Barnes-Hut is an O(N log N) N-body simulation. This RMI version is based
on the implementation of Blackston and Suel. It is optimized for
distributed-memory architectures. Instead of finding out at runtime which
bodies are needed to compute an interaction, as in the SPLASH-2 version of
Barnes-Hut, this code precomputes where bodies are needed, and sends them in
one collective communication phase before the actual computation starts.

The program options are:
-D
    Use a direct (N^2) acceleration computation method.

-M<num>
    Set the maximum number of bodies per leaf node to <num>.

-N<num>
    Set the total number of bodies to <num>.

-procs <num>
    Use <num> threads for the computation. The default is the number of processors
    on which the application is started.

-tstop <flt>
    Set the end-time to <flt>.

-dtime <flt>
    Set the time step interval to <flt>.

-eps <flt>
    Set epsilon to <flt>.

-distributed
    Run on multiple hosts.
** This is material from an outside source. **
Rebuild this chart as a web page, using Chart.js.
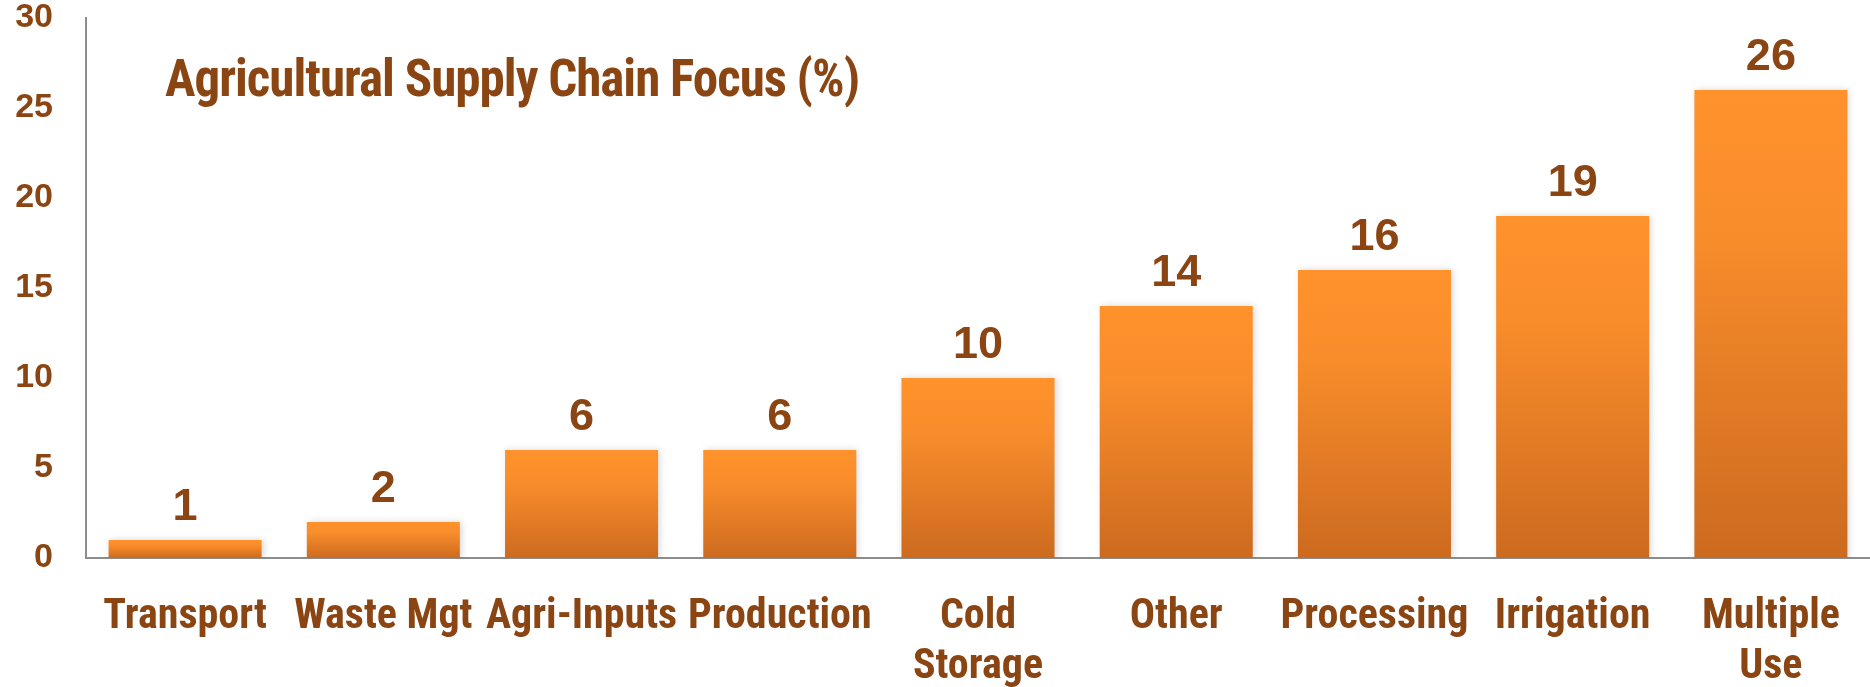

The default is to run multithreaded on one host.
    
-serialize
    Pack all data to be sent into arrays of a primitive type, instead of leaving
    this to Java object serialization.

-trim-arrays
    When sending arrays of bodies, the default method is to have a pre-allocated array,
    which has the disadvantage that often too many bodies are sent. With this option,
    the part of the pre-allocated array that must be sent is copied into an array of
    exactly the right size, so that less data is sent, at the cost of an extra copy.

-threads
    Use separate threads for communication.

-gc-interval <num>
    Force a GC every <num> iterations.